Aim: Beginning with the first line, set down every line through the one containing "plt.rcParams['font.family'] = ['Liberation", exactly as it appears, but not the pictures.

Collected data:

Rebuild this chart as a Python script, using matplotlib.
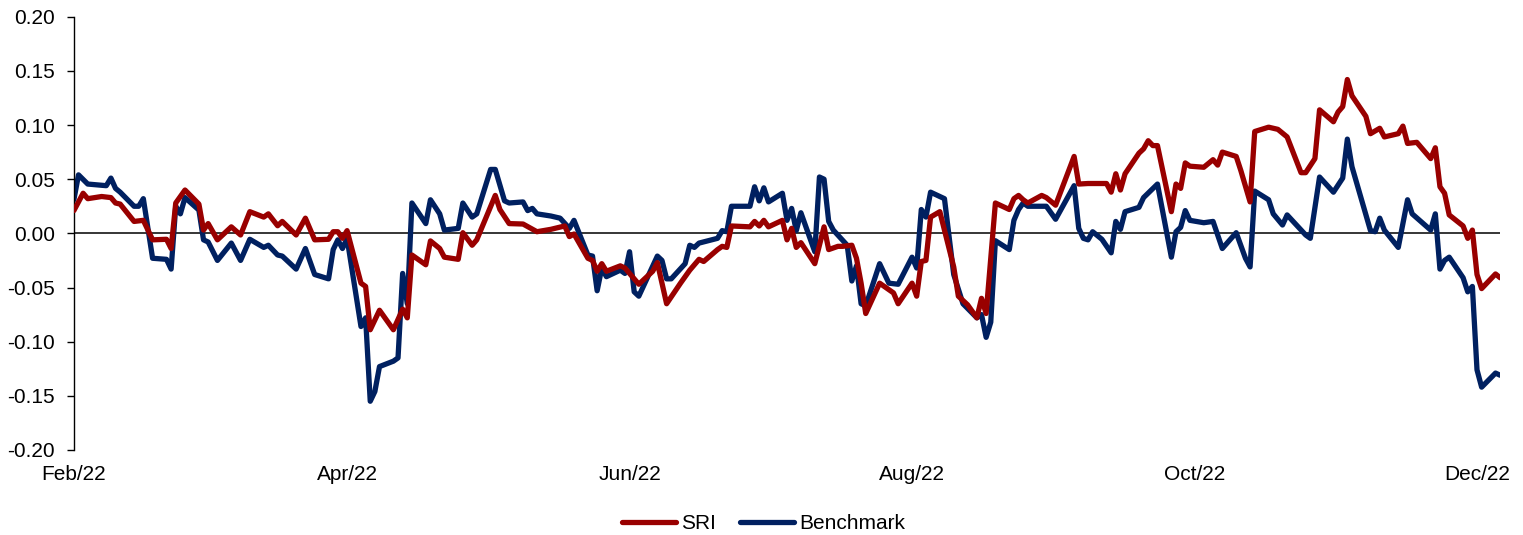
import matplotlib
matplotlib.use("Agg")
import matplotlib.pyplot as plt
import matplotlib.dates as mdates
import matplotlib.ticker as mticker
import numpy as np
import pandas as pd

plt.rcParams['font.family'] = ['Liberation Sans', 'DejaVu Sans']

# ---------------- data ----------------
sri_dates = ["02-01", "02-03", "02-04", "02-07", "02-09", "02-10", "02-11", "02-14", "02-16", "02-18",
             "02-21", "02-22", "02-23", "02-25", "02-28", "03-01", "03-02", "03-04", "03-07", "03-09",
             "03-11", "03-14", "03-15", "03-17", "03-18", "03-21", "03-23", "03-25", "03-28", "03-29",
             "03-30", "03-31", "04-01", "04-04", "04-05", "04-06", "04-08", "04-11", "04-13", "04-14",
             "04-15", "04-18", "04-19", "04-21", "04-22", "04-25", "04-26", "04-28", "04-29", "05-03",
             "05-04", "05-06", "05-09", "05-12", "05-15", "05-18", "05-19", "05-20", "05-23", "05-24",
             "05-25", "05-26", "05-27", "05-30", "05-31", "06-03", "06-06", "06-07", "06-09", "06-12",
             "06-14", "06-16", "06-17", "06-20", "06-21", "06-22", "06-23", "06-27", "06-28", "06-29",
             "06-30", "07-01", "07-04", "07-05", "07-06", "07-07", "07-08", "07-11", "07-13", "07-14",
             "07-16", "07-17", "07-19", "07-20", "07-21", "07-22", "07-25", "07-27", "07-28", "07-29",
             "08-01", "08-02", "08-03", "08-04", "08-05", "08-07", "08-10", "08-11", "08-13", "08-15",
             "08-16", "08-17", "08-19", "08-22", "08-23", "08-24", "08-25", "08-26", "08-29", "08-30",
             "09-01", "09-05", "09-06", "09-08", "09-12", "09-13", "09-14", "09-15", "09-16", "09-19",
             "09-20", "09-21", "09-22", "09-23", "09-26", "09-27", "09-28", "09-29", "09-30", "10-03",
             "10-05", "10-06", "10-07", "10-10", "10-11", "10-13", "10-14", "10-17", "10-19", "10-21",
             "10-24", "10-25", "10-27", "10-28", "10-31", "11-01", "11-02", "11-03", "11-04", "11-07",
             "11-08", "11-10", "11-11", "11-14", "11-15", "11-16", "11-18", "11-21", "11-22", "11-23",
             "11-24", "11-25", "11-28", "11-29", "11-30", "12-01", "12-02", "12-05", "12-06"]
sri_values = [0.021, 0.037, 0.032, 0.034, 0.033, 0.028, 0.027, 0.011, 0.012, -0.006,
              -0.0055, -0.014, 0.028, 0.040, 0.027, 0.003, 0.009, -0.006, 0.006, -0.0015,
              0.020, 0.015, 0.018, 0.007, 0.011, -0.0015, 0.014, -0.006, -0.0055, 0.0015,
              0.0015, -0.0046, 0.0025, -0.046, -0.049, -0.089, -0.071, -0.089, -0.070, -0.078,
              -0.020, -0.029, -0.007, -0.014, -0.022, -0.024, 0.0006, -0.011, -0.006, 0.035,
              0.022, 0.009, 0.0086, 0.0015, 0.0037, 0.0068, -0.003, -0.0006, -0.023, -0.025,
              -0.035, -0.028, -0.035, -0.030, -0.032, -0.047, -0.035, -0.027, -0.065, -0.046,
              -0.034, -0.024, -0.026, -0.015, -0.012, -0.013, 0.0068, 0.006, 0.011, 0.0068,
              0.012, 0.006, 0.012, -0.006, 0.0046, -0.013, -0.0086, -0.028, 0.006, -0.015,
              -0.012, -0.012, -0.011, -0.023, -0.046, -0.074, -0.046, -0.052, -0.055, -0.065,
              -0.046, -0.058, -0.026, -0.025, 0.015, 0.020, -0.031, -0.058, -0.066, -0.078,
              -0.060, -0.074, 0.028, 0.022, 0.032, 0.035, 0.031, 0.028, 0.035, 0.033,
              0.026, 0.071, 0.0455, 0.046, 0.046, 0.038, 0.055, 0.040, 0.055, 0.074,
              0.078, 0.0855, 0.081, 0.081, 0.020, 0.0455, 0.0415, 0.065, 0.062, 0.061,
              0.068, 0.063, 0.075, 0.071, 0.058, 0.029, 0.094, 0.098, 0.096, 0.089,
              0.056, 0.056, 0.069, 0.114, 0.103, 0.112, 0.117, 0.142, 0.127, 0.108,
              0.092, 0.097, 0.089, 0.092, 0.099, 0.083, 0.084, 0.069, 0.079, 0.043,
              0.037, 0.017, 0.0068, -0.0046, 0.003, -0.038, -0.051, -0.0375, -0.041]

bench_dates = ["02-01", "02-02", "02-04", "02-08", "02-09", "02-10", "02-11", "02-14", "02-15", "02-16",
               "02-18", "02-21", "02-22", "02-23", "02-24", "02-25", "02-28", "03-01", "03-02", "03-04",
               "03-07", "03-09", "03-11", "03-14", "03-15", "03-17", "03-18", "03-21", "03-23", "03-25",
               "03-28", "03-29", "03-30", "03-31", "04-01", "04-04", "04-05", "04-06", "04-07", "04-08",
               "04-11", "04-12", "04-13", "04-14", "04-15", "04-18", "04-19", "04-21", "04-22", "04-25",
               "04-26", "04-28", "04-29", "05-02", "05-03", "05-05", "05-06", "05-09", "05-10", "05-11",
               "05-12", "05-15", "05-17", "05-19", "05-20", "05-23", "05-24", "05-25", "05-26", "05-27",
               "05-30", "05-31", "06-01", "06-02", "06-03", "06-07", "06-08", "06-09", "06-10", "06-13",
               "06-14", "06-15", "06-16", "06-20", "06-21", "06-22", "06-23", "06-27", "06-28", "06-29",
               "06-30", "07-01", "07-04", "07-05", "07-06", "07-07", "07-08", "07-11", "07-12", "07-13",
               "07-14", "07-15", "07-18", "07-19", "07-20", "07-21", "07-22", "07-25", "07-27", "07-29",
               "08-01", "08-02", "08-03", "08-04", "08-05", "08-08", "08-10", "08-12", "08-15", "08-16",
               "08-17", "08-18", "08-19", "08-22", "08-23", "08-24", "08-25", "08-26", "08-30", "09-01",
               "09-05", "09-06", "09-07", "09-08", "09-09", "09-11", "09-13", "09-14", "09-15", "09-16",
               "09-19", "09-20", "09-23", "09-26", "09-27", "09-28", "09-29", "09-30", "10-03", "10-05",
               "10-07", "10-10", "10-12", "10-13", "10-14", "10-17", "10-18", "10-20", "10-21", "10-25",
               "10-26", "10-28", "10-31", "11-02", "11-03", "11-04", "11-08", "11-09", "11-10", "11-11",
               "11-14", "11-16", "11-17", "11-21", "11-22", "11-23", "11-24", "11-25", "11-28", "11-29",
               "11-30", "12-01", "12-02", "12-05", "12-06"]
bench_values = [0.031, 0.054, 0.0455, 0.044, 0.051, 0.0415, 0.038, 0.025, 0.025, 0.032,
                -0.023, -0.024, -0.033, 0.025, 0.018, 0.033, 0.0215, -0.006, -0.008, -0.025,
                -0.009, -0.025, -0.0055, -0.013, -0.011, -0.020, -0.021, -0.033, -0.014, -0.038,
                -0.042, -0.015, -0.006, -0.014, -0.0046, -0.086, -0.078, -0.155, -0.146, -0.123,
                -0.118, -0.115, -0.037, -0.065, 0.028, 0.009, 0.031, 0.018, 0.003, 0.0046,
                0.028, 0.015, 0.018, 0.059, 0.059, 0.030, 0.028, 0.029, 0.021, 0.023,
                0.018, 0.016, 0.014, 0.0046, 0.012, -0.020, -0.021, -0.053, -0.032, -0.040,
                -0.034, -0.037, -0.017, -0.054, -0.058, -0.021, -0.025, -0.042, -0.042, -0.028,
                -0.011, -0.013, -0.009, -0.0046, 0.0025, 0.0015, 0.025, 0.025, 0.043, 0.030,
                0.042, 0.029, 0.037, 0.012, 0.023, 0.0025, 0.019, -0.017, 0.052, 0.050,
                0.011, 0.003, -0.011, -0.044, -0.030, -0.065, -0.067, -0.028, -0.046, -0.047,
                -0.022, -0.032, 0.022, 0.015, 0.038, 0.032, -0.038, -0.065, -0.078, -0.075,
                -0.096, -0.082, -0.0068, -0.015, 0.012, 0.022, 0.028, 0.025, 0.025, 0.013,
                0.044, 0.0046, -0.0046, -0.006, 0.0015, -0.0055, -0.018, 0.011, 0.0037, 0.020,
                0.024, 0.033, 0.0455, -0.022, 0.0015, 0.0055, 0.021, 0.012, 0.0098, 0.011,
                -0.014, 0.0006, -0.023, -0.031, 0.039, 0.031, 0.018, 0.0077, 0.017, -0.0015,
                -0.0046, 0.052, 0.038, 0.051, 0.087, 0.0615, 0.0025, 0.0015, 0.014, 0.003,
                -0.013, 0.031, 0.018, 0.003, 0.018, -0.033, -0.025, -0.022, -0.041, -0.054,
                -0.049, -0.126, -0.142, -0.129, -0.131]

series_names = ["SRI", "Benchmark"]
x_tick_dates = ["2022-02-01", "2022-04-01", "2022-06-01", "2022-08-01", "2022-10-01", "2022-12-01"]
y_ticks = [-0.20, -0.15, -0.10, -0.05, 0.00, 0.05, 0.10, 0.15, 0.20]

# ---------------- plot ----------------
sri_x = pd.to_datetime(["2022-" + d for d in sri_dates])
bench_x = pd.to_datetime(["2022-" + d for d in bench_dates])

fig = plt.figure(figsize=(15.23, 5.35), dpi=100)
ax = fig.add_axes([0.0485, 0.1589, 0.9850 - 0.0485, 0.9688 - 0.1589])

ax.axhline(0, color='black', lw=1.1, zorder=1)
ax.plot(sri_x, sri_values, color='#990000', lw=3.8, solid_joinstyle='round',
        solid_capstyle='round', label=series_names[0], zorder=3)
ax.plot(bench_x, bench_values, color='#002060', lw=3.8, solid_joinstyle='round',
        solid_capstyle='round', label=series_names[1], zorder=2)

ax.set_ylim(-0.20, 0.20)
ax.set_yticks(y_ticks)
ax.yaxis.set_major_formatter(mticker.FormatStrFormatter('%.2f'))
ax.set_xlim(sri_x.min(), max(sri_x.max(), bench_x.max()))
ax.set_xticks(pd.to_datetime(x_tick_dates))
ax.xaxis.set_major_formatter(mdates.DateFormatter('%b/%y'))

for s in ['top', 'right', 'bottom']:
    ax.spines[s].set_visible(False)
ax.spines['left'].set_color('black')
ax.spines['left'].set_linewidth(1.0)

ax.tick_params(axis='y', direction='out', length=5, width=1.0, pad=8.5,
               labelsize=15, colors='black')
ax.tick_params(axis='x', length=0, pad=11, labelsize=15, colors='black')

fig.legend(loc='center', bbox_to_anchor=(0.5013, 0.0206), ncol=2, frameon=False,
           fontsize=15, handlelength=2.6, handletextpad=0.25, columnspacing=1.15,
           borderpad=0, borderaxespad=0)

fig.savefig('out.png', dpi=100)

Task response:
Rebuild this chart as a Python script, using matplotlib.
import matplotlib
matplotlib.use("Agg")
import matplotlib.pyplot as plt
import matplotlib.dates as mdates
import matplotlib.ticker as mticker
import numpy as np
import pandas as pd

plt.rcParams['font.family'] = ['Liberation Sans', 'DejaVu Sans']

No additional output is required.